WORK INSTRUCTIONS –
Check every line below for the word "React" and show those that hold it.

%%

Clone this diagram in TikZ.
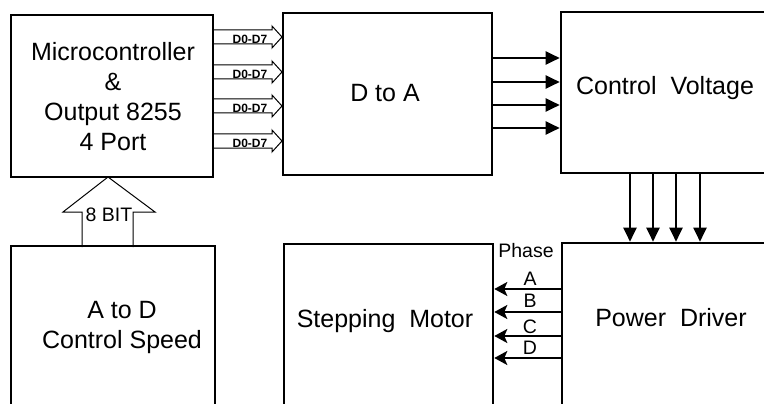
\documentclass[tikz,border=0pt]{standalone}
\usepackage{fontspec}
\setmainfont{Liberation Sans}
\usetikzlibrary{arrows.meta}
\begin{document}
\begin{tikzpicture}[x=1pt,y=-1pt,
  blk/.style={draw, line width=2.6pt, inner sep=0pt},
  big/.style={font=\fontsize{25}{30}\selectfont, align=center, inner sep=0pt},
  thinarr/.style={line width=2pt, -{Triangle[length=14pt,width=13pt]}},
  phasearr/.style={line width=2pt, -{Stealth[length=13pt,width=14pt,inset=3pt]}},
  hollow/.style={draw, line width=1pt, line join=miter},
  small/.style={font=\bfseries\fontsize{12}{12}\selectfont, inner sep=0pt},
  lbl/.style={font=\fontsize{19.5}{20}\selectfont, inner sep=0pt}]
\useasboundingbox (0,0) rectangle (764,404);
\clip (0,0) rectangle (764,404);
% boxes
\node[blk, minimum width=202pt, minimum height=162pt] (mc) at (112,96) {};
\node[blk, minimum width=209pt, minimum height=162pt] (da) at (387.5,94) {};
\node[blk, minimum width=219pt, minimum height=161pt] (cv) at (670.5,92.5) {};
\node[blk, minimum width=204pt, minimum height=184pt] (ad) at (113,338) {};
\node[blk, minimum width=209pt, minimum height=186pt] (sm) at (388.5,337) {};
\node[blk, minimum width=218pt, minimum height=187pt] (pd) at (671,336.5) {};
% texts
\node[big] (mct) at (113,97) {Microcontroller\\\&\\Output 8255\\4 Port};
\node[big] (dat) at (385,93) {D to A};
\node[big] (cvt) at (665,88) {Control\ \ Voltage};
\node[big] (adt) at (122,327) {A to D\\Control Speed};
\node[big] (smt) at (385,321) {Stepping\ \ Motor};
\node[big] (pdt) at (671,318) {Power\ \ Driver};
% D0-D7 block arrows
\foreach \y [count=\i] in {37,72,106,141} {
  \draw[hollow] (213,\y-7) -- (272,\y-7) -- (272,\y-11) -- (282,\y) -- (272,\y+11) -- (272,\y+7) -- (213,\y+7);
  \node[small] (dl\i) at (250,\y+2.5) {D0-D7};
}
% 8 BIT block arrow
\draw[hollow] (82,247) -- (82,212) -- (63,212) -- (108,177) -- (155,212) -- (133,212) -- (133,247);
\node[lbl] (bit) at (109,215) {8 BIT};
% D to A -> Control Voltage
\foreach \y in {58,82,105,128}
  \draw[thinarr] (da.east |- 0,\y) -- (cv.west |- 0,\y);
% Control Voltage -> Power Driver
\foreach \x in {630,653,676,700}
  \draw[thinarr] (cv.south -| \x,0) -- (pd.north -| \x,0);
% Power Driver -> Stepping Motor
\foreach \y in {289,312,336,358}
  \draw[phasearr] (pd.west |- 0,\y) -- (sm.east |- 0,\y);
\node[lbl] (ph) at (526,251) {Phase};
\node[lbl] (pa) at (530,279) {A};
\node[lbl] (pb) at (530,301) {B};
\node[lbl] (pc) at (530,327) {C};
\node[lbl] (pdd) at (530,348) {D};
\end{tikzpicture}
\end{document}
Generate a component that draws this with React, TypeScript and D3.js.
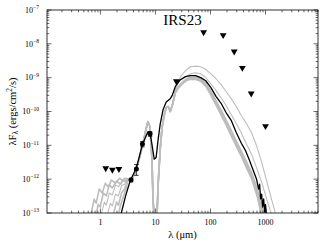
import React from 'react';
import * as d3 from 'd3';

const W = 327;
const H = 247;
const left = 47, right = 318, top = 10, bottom = 213;

// photometry: wavelength (um), lambda F_lambda (ergs/cm^2/s)
const detWave = [3.6, 4.5, 5.8, 8.0];
const detFlux = [9.5e-13, 2.0e-12, 1.1e-11, 2.2e-11];
const detErr = [1.2e-13, 0.7e-12, 2.0e-12, 3.5e-12];

const limWave = [1.25, 1.65, 2.17, 24, 75, 170, 270, 380, 550, 1000];
const limFlux = [2.1e-12, 1.9e-12, 2.0e-12, 7.8e-10, 2.2e-8, 1.8e-8, 5.9e-9, 1.95e-9, 3.4e-10, 3.7e-11];

// best fit model
const bestFit = [
  [2.3, 8e-14], [2.42, 1.07e-13], [2.87, 3.2e-13], [3.5, 9.3e-13], [4.5, 2.1e-12], [5.8, 1.07e-11],
  [7.3, 2.5e-11], [7.95, 2.4e-11], [8.65, 1.07e-11], [9.5, 3.9e-12], [10.3, 4.4e-12], [11.2, 1.5e-11],
  [12.2, 4.2e-11], [13.8, 1.15e-10], [15.7, 1.9e-10], [18.6, 2.4e-10], [20.2, 3.0e-10], [23.0, 5.5e-10],
  [28.4, 8.7e-10], [35.2, 1.07e-9], [43.5, 1.15e-9], [53.8, 1.15e-9], [66.5, 1.0e-9], [82.2, 8.1e-10],
  [102, 5.1e-10], [126, 2.8e-10], [156, 1.75e-10], [192, 9.3e-11], [238, 5.5e-11], [294, 2.4e-11],
  [364, 1.15e-11], [431, 7.1e-12], [511, 3.6e-12], [605, 1.75e-12], [688, 1.0e-12], [750, 5.1e-13],
  [782, 7.1e-13], [815, 2.6e-13], [851, 3.6e-13], [887, 1.5e-13], [926, 2.6e-13], [966, 1.07e-13],
  [1000, 1.8e-13], [1050, 8e-14],
];

// other good fits (grey), near-IR part
const nirA = [[0.676, 9.1e-14], [0.769, 2.57e-13], [0.837, 1.95e-13], [0.951, 5.1e-13], [1.08, 3.9e-13], [1.23, 7.6e-13], [1.39, 5.9e-13], [1.58, 9.4e-13], [1.88, 7.6e-13], [2.22, 1.07e-12], [2.63, 8.8e-13]];
const nirB = [[0.837, 9.1e-14], [0.911, 1.8e-13], [0.992, 1.5e-13], [1.13, 3.9e-13], [1.28, 3.2e-13], [1.45, 6.8e-13], [1.65, 5.5e-13], [1.96, 8.8e-13], [2.32, 7.1e-13], [2.75, 1.07e-12]];
const nirC = [[1.03, 9.1e-14], [1.18, 2.1e-13], [1.28, 1.7e-13], [1.45, 3.9e-13], [1.65, 3.4e-13], [1.88, 6.8e-13], [2.13, 5.9e-13], [2.53, 9.4e-13], [2.87, 8.2e-13]];
const nirD = [[1.34, 9.1e-14], [1.52, 1.95e-13], [1.65, 1.6e-13], [1.88, 3.6e-13], [2.13, 3.2e-13], [2.42, 6.4e-13], [2.75, 7.1e-13]];
const nirE = [[1.72, 9.1e-14], [1.96, 2.1e-13], [2.13, 1.7e-13], [2.42, 3.9e-13], [2.75, 5.1e-13], [2.99, 7.6e-13]];
const nirF = [[2.13, 9.1e-14], [2.32, 1.7e-13], [2.53, 2.57e-13], [2.75, 3.9e-13], [2.99, 5.9e-13]];

// mid-IR part shared by the grey fits
const midIR = [
  [3.12, 1.0e-12], [3.55, 8.8e-13], [4.03, 1.3e-12], [4.58, 2.2e-12], [5.2, 4.7e-12], [5.91, 1.07e-11],
  [6.71, 2.95e-11], [7.3, 5.0e-11], [7.95, 3.6e-11], [8.65, 3.9e-12], [9.03, 2.6e-13], [9.42, 9e-14],
  [10.7, 9e-14], [11.2, 7.1e-13], [12.2, 7.6e-12], [13.2, 3.4e-11], [14.4, 7.6e-11], [15.7, 1.3e-10],
  [17.1, 1.4e-10], [18.6, 1.0e-10], [20.2, 1.5e-10], [23.0, 3.6e-10],
];

// far-IR / submm part: a tight band just under the best fit, plus two fainter fits above it
const farA = [[26.2, 5.1e-10], [30.9, 6.9e-10], [36.7, 8.5e-10], [43.5, 9.3e-10], [53.8, 9.3e-10], [66.5, 8.2e-10], [82.2, 6.0e-10], [102, 3.3e-10], [126, 1.7e-10], [156, 9.0e-11], [192, 4.5e-11], [238, 2.1e-11], [294, 1.05e-11], [364, 5.3e-12], [450, 2.5e-12], [556, 1.2e-12], [632, 6.6e-13], [717, 3.4e-13], [782, 1.9e-13], [851, 9.1e-14]];
const farB = [[26.2, 5.4e-10], [30.9, 7.1e-10], [36.7, 8.9e-10], [43.5, 9.8e-10], [53.8, 1.0e-9], [66.5, 8.9e-10], [82.2, 6.5e-10], [102, 3.7e-10], [126, 1.9e-10], [156, 1.02e-10], [192, 5.1e-11], [238, 2.4e-11], [294, 1.2e-11], [364, 6.0e-12], [450, 2.9e-12], [556, 1.4e-12], [660, 6.3e-13], [750, 3.2e-13], [815, 1.8e-13], [900, 9.1e-14]];
const farC = [[23.0, 4.5e-10], [26.2, 7.6e-10], [30.9, 9.3e-10], [36.7, 1.1e-9], [43.5, 1.3e-9], [53.8, 1.4e-9], [66.5, 1.3e-9], [82.2, 1.0e-9], [102, 6.6e-10], [126, 4.2e-10], [156, 2.5e-10], [192, 1.5e-10], [238, 8.1e-11], [294, 4.4e-11], [364, 2.3e-11], [450, 1.1e-11], [556, 5.5e-12], [688, 2.2e-12], [851, 8.2e-13], [1008, 3.2e-13], [1195, 1.3e-13], [1300, 9.1e-14]];
const farD = [[23.0, 4.2e-10], [25.1, 6.6e-10], [28.4, 1.07e-9], [35.2, 1.6e-9], [43.5, 2.1e-9], [53.8, 2.2e-9], [66.5, 2.1e-9], [82.2, 1.74e-9], [102, 1.3e-9], [126, 9.3e-10], [156, 6.2e-10], [192, 3.9e-10], [238, 2.4e-10], [294, 1.4e-10], [364, 7.6e-11], [450, 4.4e-11], [556, 2.4e-11], [688, 9.8e-12], [851, 3.2e-12], [1052, 8.8e-13], [1300, 2.4e-13], [1535, 9.1e-14]];
const farE = [[26.2, 4.9e-10], [30.9, 6.6e-10], [36.7, 8.2e-10], [43.5, 9.0e-10], [53.8, 8.9e-10], [66.5, 7.8e-10], [82.2, 5.6e-10], [102, 3.0e-10], [126, 1.55e-10], [156, 8.0e-11], [192, 4.0e-11], [238, 1.9e-11], [294, 9.4e-12], [364, 4.7e-12], [450, 2.2e-12], [556, 1.05e-12], [632, 5.6e-13], [717, 2.8e-13], [782, 1.5e-13], [830, 9.1e-14]];
const farF = [[26.2, 5.4e-10], [30.9, 7.3e-10], [36.7, 9.3e-10], [43.5, 1.02e-9], [53.8, 1.04e-9], [66.5, 9.3e-10], [82.2, 6.9e-10], [102, 4.0e-10], [126, 2.1e-10], [156, 1.12e-10], [192, 5.7e-11], [238, 2.8e-11], [294, 1.35e-11], [364, 6.8e-12], [450, 3.3e-12], [556, 1.6e-12], [660, 7.4e-13], [750, 3.8e-13], [851, 1.8e-13], [940, 9.1e-14]];

const greyFits = [
  [...nirA, ...midIR, ...farA],
  [...nirB, ...midIR, ...farB],
  [...nirC, ...midIR.slice(0, -1), ...farC],
  [...nirD, ...midIR.slice(0, -1), ...farD],
  [...nirE, ...midIR, ...farE],
  [...nirF, ...midIR, ...farF],
];

const xLabels = [1, 10, 100, 1000];

const serif = { fontFamily: "'Liberation Serif', 'DejaVu Serif', serif" };

export default function App() {
  const x = d3.scaleLog().domain([0.107, 9000]).range([left, right]);
  const y = d3.scaleLog().domain([1e-13, 1e-7]).range([bottom, top]);

  const line = d3.line<number[]>()
    .x(d => x(d[0]))
    .y(d => y(d[1]));

  const isMajor = (t: number) => Math.abs(Math.log10(t) - Math.round(Math.log10(t))) < 1e-6;
  const xt = x.ticks();
  const yt = y.ticks();
  const tri = d3.symbol(d3.symbolTriangle, 20)();

  return (
    <svg width={W} height={H} style={{ position: 'absolute', left: 0, top: 0, background: '#fff' }}>
      <defs>
        <clipPath id="plot">
          <rect x={left} y={top} width={right - left} height={bottom - top} />
        </clipPath>
      </defs>

      <g clipPath="url(#plot)" fill="none">
        {greyFits.map((g, i) => (
          <path key={i} d={line(g) || ''} stroke="#bdbdbd" strokeWidth={i === 2 || i === 3 ? 1.1 : 1.6}
            strokeLinejoin="round" />
        ))}
        <path d={line(bestFit) || ''} stroke="#000" strokeWidth={1.3} strokeLinejoin="round" />
      </g>

      {/* detections with error bars */}
      {detWave.map((w, i) => {
        const cx = x(w);
        const y0 = y(detFlux[i] - detErr[i]);
        const y1 = y(detFlux[i] + detErr[i]);
        return (
          <g key={i} stroke="#000" strokeWidth={0.8}>
            <line x1={cx} x2={cx} y1={y0} y2={y1} />
            <line x1={cx - 2.2} x2={cx + 2.2} y1={y0} y2={y0} />
            <line x1={cx - 2.2} x2={cx + 2.2} y1={y1} y2={y1} />
            <circle cx={cx} cy={y(detFlux[i])} r={2.5} fill="#000" stroke="none" />
          </g>
        );
      })}

      {/* upper limits */}
      {limWave.map((w, i) => (
        <path key={i} d={tri || ''} fill="#000"
          transform={`translate(${x(w)},${y(limFlux[i])}) rotate(180)`} />
      ))}

      {/* frame and ticks */}
      <rect x={left} y={top} width={right - left} height={bottom - top} fill="none" stroke="#000" strokeWidth={0.8} />
      <g stroke="#000" strokeWidth={0.6}>
        {xt.map((t, i) => {
          const len = isMajor(t) ? 4.5 : 2.3;
          const px = x(t);
          return (
            <g key={i}>
              <line x1={px} x2={px} y1={bottom} y2={bottom - len} />
              <line x1={px} x2={px} y1={top} y2={top + len} />
            </g>
          );
        })}
        {yt.map((t, i) => {
          const len = isMajor(t) ? 4.5 : 2.3;
          const py = y(t);
          return (
            <g key={i}>
              <line x1={left} x2={left + len} y1={py} y2={py} />
              <line x1={right} x2={right - len} y1={py} y2={py} />
            </g>
          );
        })}
      </g>

      {/* tick labels */}
      {xLabels.map(v => (
        <text key={v} x={x(v)} y={225} fontSize={8} textAnchor="middle" style={serif}>{v}</text>
      ))}
      {yt.filter(isMajor).map((t, i) => (
        <text key={i} x={39} y={y(t) + 2.8} fontSize={8} textAnchor="end" style={serif}>
          10<tspan fontSize={5.6} dy={-3.6}>{'\u2212' + Math.round(-Math.log10(t))}</tspan>
        </text>
      ))}

      {/* axis titles */}
      <text x={(left + right) / 2} y={238} fontSize={10.5} textAnchor="middle" style={serif}>λ (μm)</text>
      <text transform={`translate(15.5,${(top + bottom) / 2}) rotate(-90)`} fontSize={10.5} textAnchor="middle" style={serif}>
        λF<tspan fontSize={7.5} dy={2}>λ</tspan><tspan dy={-2}> (ergs/cm</tspan><tspan fontSize={7.5} dy={-4}>2</tspan><tspan dy={4}>/s)</tspan>
      </text>

      <text x={(left + right) / 2} y={25} fontSize={15} textAnchor="middle" style={serif}>IRS23</text>
    </svg>
  );
}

%%

OUTPUT FOR THIS EXERCISE –
Generate a component that draws this with React, TypeScript and D3.js.
import React from 'react';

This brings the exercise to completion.